Logstash/ES date format issue

I have been playing with logstash filters, receiving log records with this format:

2015-11-05 17:37:01 This is a log message

Using this filter:

grok {
      match => { "message" => "%{DATE:date} %{TIME:time} %{GREEDYDATA:msg}" }
}

The format of dates in ES is like this: yy-mm-dd (the year part lost the first 2 digits i.e. 15-11-05). If I try to run a query using format yyyy-mm-dd for dates I can't get any record.

But using this filter:

grok {
      match => { "message" => "%{TIMESTAMP_ISO8601:date} %{GREEDYDATA:msg}" }
}

ES supports queries using the format: yyyy-mm-dd (the year part didn't lose any digit)

Is there any way to use DATE type for a logstash filter field without losing any digit in the year part?

If you inspect the definition of the DATE pattern you'll note that it matches either mm-dd-yy or dd-mm-yy dates.

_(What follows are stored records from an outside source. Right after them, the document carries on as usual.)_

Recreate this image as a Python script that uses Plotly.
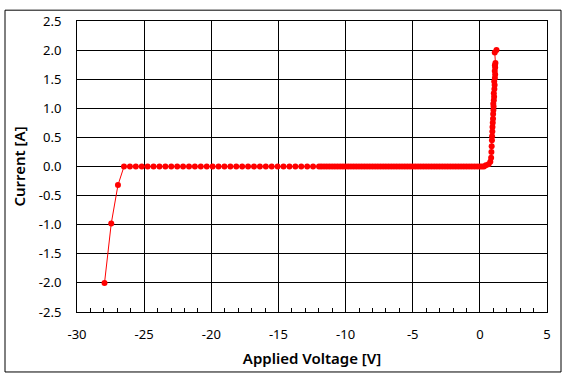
import plotly.graph_objects as go

# Reverse-bias region (steep breakdown)
v_rev = [-27.95, -27.45, -26.95, -26.5]
i_rev = [-2.0, -0.98, -0.32, 0.0]

# Flat leakage region
v_flat = [-26.06, -25.62, -25.18, -24.74, -24.30, -23.86, -23.42, -22.98, -22.54,
          -22.10, -21.66, -21.22, -20.78, -20.34, -19.90, -19.46, -19.02, -18.58,
          -18.14, -17.70, -17.26, -16.82, -16.38, -15.94, -15.50, -15.06, -14.62,
          -14.18, -13.74, -13.30, -12.86, -12.42, -11.98,
          -11.8, -11.6, -11.4, -11.2, -11.0, -10.8, -10.6, -10.4, -10.2, -10.0,
          -9.8, -9.6, -9.4, -9.2, -9.0, -8.8, -8.6, -8.4, -8.2, -8.0,
          -7.8, -7.6, -7.4, -7.2, -7.0, -6.8, -6.6, -6.4, -6.2, -6.0,
          -5.8, -5.6, -5.4, -5.2, -5.0, -4.8, -4.6, -4.4, -4.2, -4.0,
          -3.8, -3.6, -3.4, -3.2, -3.0, -2.8, -2.6, -2.4, -2.2, -2.0,
          -1.8, -1.6, -1.4, -1.2, -1.0, -0.8, -0.6, -0.4, -0.2, 0.0, 0.15, 0.3]
i_flat = [0.0] * len(v_flat)

# Forward-bias region
v_fwd = [0.45, 0.65, 0.78, 0.84, 0.86, 0.88, 0.90, 0.91, 0.93, 0.94, 0.96, 0.98,
         0.99, 1.01, 1.02, 1.00, 1.04, 1.06, 1.04, 1.08, 1.10, 1.07, 1.12, 1.14,
         1.11, 1.14, 1.12, 1.16, 1.11, 1.24]
i_fwd = [0.02, 0.04, 0.08, 0.15, 0.25, 0.35, 0.45, 0.52, 0.60, 0.68, 0.75, 0.82,
         0.90, 0.97, 1.03, 1.08, 1.14, 1.20, 1.26, 1.33, 1.40, 1.46, 1.52, 1.58,
         1.64, 1.70, 1.74, 1.78, 1.96, 2.0]

voltage = v_rev + v_flat + v_fwd
current = i_rev + i_flat + i_fwd

x_ticks = [-30, -25, -20, -15, -10, -5, 0, 5]
y_ticks = [-2.5, -2.0, -1.5, -1.0, -0.5, 0.0, 0.5, 1.0, 1.5, 2.0, 2.5]
y_labels = [f"{v:.1f}" for v in y_ticks]

FONT = "Noto Sans"

fig = go.Figure()
fig.add_trace(go.Scatter(
    x=voltage, y=current, mode="lines+markers",
    line=dict(color="#FF0000", width=1),
    marker=dict(color="#FF0000", size=6, symbol="circle"),
    showlegend=False,
))

fig.update_layout(
    width=567, height=379,
    margin=dict(l=77, r=20, t=16, b=67),
    paper_bgcolor="white", plot_bgcolor="white",
    font=dict(family=FONT, size=13, color="black"),
    xaxis=dict(
        range=[-30, 5], tickvals=x_ticks, ticktext=[str(v) for v in x_ticks],
        showgrid=True, gridcolor="black", gridwidth=1,
        showline=True, linecolor="black", linewidth=1, mirror=True,
        zeroline=False, ticks="inside", ticklen=4, tickcolor="black",
        ticklabelstandoff=10,
        minor=dict(dtick=1, ticks="inside", ticklen=4, tickcolor="black", showgrid=False),
        title=dict(text="Applied Voltage [V]", font=dict(family=FONT, size=15, weight=600), standoff=11),
    ),
    yaxis=dict(
        range=[-2.5, 2.5], tickvals=y_ticks, ticktext=y_labels,
        showgrid=True, gridcolor="black", gridwidth=1,
        showline=True, linecolor="black", linewidth=1, mirror=True,
        zeroline=False, ticks="", ticklabelstandoff=12,
        title=dict(text="Current [A]", font=dict(family=FONT, size=15, weight=600), standoff=9),
    ),
    shapes=[dict(type="rect", xref="paper", yref="paper",
                 x0=(5 - 77) / 470, x1=(561 - 77) / 470,
                 y0=(312 - 373) / 296, y1=(312 - 5) / 296,
                 line=dict(color="black", width=1), fillcolor="rgba(0,0,0,0)", layer="below")],
)

fig.write_html("out.html")
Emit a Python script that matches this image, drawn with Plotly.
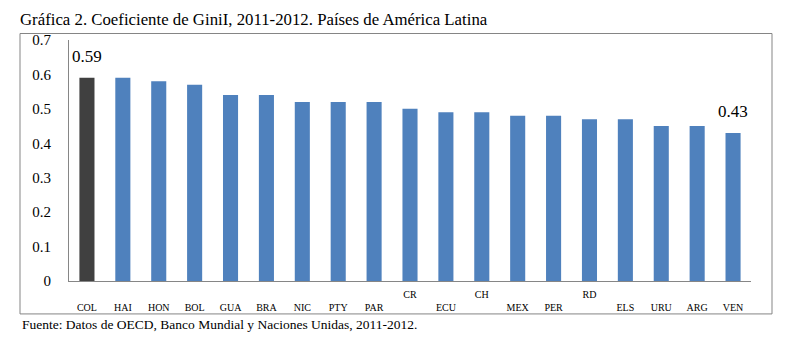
import plotly.graph_objects as go

paises = ["COL", "HAI", "HON", "BOL", "GUA", "BRA", "NIC", "PTY", "PAR", "CR",
          "ECU", "CH", "MEX", "PER", "RD", "ELS", "URU", "ARG", "VEN"]
gini = [0.59, 0.59, 0.58, 0.57, 0.54, 0.54, 0.52, 0.52, 0.52, 0.50,
        0.49, 0.49, 0.48, 0.48, 0.47, 0.47, 0.45, 0.45, 0.43]
fila_alta = ["CR", "CH", "RD"]
etiquetas = ["COL", "VEN"]
y_ticks = [0, 0.1, 0.2, 0.3, 0.4, 0.5, 0.6, 0.7]

W, H = 786, 348
L, R, T, B = 69, 35, 39.5, 67
pw, ph = W - L - R, H - T - B
SERIF = "Liberation Serif, Times New Roman, serif"

colores = ["#404040" if p == "COL" else "#4F81BD" for p in paises]
ticktext = [p if p in fila_alta else "<br>" + p for p in paises]

fig = go.Figure(go.Bar(x=paises, y=gini, marker_color=colores, marker_line_width=0,
                       hoverinfo="skip"))

for p, v in zip(paises, gini):
    if p in etiquetas:
        fig.add_annotation(x=p, y=v, text=f"{v:.2f}", showarrow=False,
                           yanchor="bottom", yshift=10,
                           font=dict(family=SERIF, size=17, color="black"))

def px2x(px):
    return (px - L) / pw

def py2y(py):
    return (H - B - py) / ph

fig.add_shape(type="rect", xref="paper", yref="paper",
              x0=px2x(20), x1=px2x(772), y0=py2y(314), y1=py2y(33),
              line=dict(color="#858585", width=1), fillcolor="rgba(0,0,0,0)", layer="below")

fig.add_annotation(xref="paper", yref="paper", x=px2x(20), y=py2y(325),
                   xanchor="left", yanchor="middle", showarrow=False,
                   text="Fuente: Datos de OECD, Banco Mundial y Naciones Unidas, 2011-2012.",
                   font=dict(family=SERIF, size=13.5, color="black"))

fig.update_layout(
    width=W, height=H,
    margin=dict(l=L, r=R, t=T, b=B, autoexpand=False),
    paper_bgcolor="white", plot_bgcolor="white",
    bargap=0.58,
    showlegend=False,
    title=dict(text="Gráfica 2. Coeficiente de GiniI, 2011-2012. Países de América Latina",
               x=20 / W, xanchor="left", xref="container",
               y=1 - 19 / H, yanchor="middle", yref="container",
               font=dict(family=SERIF, size=16.8, color="black")),
    font=dict(family=SERIF, color="black"),
)
fig.update_xaxes(tickvals=paises, ticktext=ticktext,
                 tickfont=dict(family=SERIF, size=10, color="black"),
                 showline=True, linecolor="#868686", linewidth=1,
                 ticks="", showgrid=False, ticklabelstandoff=4)
fig.update_yaxes(range=[0, 0.7], tickvals=y_ticks,
                 tickfont=dict(family=SERIF, size=15, color="black"),
                 showline=True, linecolor="#868686", linewidth=1,
                 ticks="", showgrid=False, zeroline=False, ticklabelstandoff=14)

fig.write_html("out.html", config={"displayModeBar": False},
               post_script="document.body.style.margin='0px';")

Because you didn't anchor your expression to the beginning of the line by preceding it with ^ it just skipped the century and matched against "15-11-05", which happens to match either mm-dd-yy, dd-mm-yy, yy-mm-dd, or yy-dd-mm.

match => { "message" => "%{TIMESTAMP_ISO8601:date %{GREEDYDATA:msg}" }

That expression is missing a brace after "date".

Is there any way to use DATE type for a logstash filter field without losing any digit in the year part?

No, the DATE pattern only matches two-digits years. You'll have to use something else in your grok expression. What's wrong with TIMESTAMP_ISO8601?

The missing brace was a typo. Sorry.

About the TIMESTAMP_ISO8601, I don't want to use it because it makes harder to define some specific queries that I need.
In example: I need to create three independent filters: one for a days range, one for the hours and other for minutes. I need to resolve queries like this:
Get all the records available between 2015-11-01 and 2015-11-30, but only those which happened between this range of hours 10 - 11 and only between minutes 0 and 15.

If I can split date and time I have a chance to make those filters. But if everything is stored in just one variable of type TIMESTAMP_ISO8601, how could I?

I like the idea of using "^" to avoid losing the century part. I will give it a try.

Get all the records available between 2015-11-01 and 2015-11-30, but only those which happened between this range of hours 10 - 11 and only between minutes 0 and 15.

With a scripted field the uses Groovy this should be possible. See Kibana 4 Beta 3: Now More Filtery | Elastic Blog.

I like the idea of using "^" to avoid losing the century part.

As long as you keep using the DATE pattern it won't make a difference.

Groovy is a great resource, but I will have to handle millions of records. Quoting from Zachary Tong:

The problem with using a script in your search is that it scales linearly to the number of documents that need to be evaluated. So if you are matching 1bn docs...it has to run that script 1bn times. And scripts are a fair amount slower than native functionality, since it has to boot up a Groovy interpreter for each execution.

Groovy is not an option for me :pensive:

Hi @xtingray
Did you find a solution?

@supermario9, please start a new thread for your unrelated problem.